• WRITTEN REQUEST:
Reproduce the listing below in its entirety. Change nothing.

• GIVEN MATERIAL:
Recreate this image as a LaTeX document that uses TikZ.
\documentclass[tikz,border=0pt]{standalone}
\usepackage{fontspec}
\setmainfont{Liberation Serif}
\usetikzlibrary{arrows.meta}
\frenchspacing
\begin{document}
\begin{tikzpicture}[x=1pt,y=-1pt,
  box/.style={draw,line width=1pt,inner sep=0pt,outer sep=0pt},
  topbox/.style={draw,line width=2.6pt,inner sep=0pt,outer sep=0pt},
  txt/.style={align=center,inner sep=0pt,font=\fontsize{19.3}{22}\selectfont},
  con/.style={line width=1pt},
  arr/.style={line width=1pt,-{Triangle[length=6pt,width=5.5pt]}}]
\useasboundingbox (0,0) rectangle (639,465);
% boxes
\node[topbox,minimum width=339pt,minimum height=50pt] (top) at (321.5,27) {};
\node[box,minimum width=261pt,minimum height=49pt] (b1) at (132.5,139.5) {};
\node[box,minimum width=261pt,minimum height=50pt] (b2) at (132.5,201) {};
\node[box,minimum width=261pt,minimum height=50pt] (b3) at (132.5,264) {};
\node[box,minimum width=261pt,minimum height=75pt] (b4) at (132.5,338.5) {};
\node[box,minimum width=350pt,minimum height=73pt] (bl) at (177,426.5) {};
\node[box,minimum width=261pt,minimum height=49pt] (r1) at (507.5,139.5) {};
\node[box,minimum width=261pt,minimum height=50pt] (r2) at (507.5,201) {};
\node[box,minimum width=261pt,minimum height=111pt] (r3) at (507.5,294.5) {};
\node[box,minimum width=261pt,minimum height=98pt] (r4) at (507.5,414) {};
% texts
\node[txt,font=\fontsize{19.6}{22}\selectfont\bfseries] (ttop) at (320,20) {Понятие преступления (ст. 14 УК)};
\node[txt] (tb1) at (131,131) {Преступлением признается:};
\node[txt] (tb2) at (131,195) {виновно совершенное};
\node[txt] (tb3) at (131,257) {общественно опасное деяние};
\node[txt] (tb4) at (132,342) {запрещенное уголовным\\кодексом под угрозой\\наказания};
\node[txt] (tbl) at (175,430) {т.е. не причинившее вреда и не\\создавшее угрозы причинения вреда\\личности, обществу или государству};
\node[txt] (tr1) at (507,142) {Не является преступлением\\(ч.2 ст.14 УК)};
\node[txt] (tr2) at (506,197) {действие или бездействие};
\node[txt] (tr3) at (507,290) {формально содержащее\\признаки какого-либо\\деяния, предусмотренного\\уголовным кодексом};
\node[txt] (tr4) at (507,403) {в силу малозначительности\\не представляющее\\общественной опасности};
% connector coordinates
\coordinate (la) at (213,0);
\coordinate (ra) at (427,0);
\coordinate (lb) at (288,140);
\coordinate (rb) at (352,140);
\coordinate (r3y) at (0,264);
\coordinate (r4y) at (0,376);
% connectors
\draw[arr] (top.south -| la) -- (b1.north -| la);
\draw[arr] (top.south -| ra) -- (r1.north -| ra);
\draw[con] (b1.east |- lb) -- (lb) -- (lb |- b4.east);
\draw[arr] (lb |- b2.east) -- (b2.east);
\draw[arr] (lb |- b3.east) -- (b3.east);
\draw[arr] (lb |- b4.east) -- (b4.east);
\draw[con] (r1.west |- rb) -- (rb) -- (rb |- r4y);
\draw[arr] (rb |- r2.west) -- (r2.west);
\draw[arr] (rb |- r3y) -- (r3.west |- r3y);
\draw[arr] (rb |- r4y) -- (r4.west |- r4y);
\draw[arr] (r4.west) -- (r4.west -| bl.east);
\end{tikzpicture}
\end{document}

• CORRECT OUTPUT:
Recreate this image as a LaTeX document that uses TikZ.
\documentclass[tikz,border=0pt]{standalone}
\usepackage{fontspec}
\setmainfont{Liberation Serif}
\usetikzlibrary{arrows.meta}
\frenchspacing
\begin{document}
\begin{tikzpicture}[x=1pt,y=-1pt,
  box/.style={draw,line width=1pt,inner sep=0pt,outer sep=0pt},
  topbox/.style={draw,line width=2.6pt,inner sep=0pt,outer sep=0pt},
  txt/.style={align=center,inner sep=0pt,font=\fontsize{19.3}{22}\selectfont},
  con/.style={line width=1pt},
  arr/.style={line width=1pt,-{Triangle[length=6pt,width=5.5pt]}}]
\useasboundingbox (0,0) rectangle (639,465);
% boxes
\node[topbox,minimum width=339pt,minimum height=50pt] (top) at (321.5,27) {};
\node[box,minimum width=261pt,minimum height=49pt] (b1) at (132.5,139.5) {};
\node[box,minimum width=261pt,minimum height=50pt] (b2) at (132.5,201) {};
\node[box,minimum width=261pt,minimum height=50pt] (b3) at (132.5,264) {};
\node[box,minimum width=261pt,minimum height=75pt] (b4) at (132.5,338.5) {};
\node[box,minimum width=350pt,minimum height=73pt] (bl) at (177,426.5) {};
\node[box,minimum width=261pt,minimum height=49pt] (r1) at (507.5,139.5) {};
\node[box,minimum width=261pt,minimum height=50pt] (r2) at (507.5,201) {};
\node[box,minimum width=261pt,minimum height=111pt] (r3) at (507.5,294.5) {};
\node[box,minimum width=261pt,minimum height=98pt] (r4) at (507.5,414) {};
% texts
\node[txt,font=\fontsize{19.6}{22}\selectfont\bfseries] (ttop) at (320,20) {Понятие преступления (ст. 14 УК)};
\node[txt] (tb1) at (131,131) {Преступлением признается:};
\node[txt] (tb2) at (131,195) {виновно совершенное};
\node[txt] (tb3) at (131,257) {общественно опасное деяние};
\node[txt] (tb4) at (132,342) {запрещенное уголовным\\кодексом под угрозой\\наказания};
\node[txt] (tbl) at (175,430) {т.е. не причинившее вреда и не\\создавшее угрозы причинения вреда\\личности, обществу или государству};
\node[txt] (tr1) at (507,142) {Не является преступлением\\(ч.2 ст.14 УК)};
\node[txt] (tr2) at (506,197) {действие или бездействие};
\node[txt] (tr3) at (507,290) {формально содержащее\\признаки какого-либо\\деяния, предусмотренного\\уголовным кодексом};
\node[txt] (tr4) at (507,403) {в силу малозначительности\\не представляющее\\общественной опасности};
% connector coordinates
\coordinate (la) at (213,0);
\coordinate (ra) at (427,0);
\coordinate (lb) at (288,140);
\coordinate (rb) at (352,140);
\coordinate (r3y) at (0,264);
\coordinate (r4y) at (0,376);
% connectors
\draw[arr] (top.south -| la) -- (b1.north -| la);
\draw[arr] (top.south -| ra) -- (r1.north -| ra);
\draw[con] (b1.east |- lb) -- (lb) -- (lb |- b4.east);
\draw[arr] (lb |- b2.east) -- (b2.east);
\draw[arr] (lb |- b3.east) -- (b3.east);
\draw[arr] (lb |- b4.east) -- (b4.east);
\draw[con] (r1.west |- rb) -- (rb) -- (rb |- r4y);
\draw[arr] (rb |- r2.west) -- (r2.west);
\draw[arr] (rb |- r3y) -- (r3.west |- r3y);
\draw[arr] (rb |- r4y) -- (r4.west |- r4y);
\draw[arr] (r4.west) -- (r4.west -| bl.east);
\end{tikzpicture}
\end{document}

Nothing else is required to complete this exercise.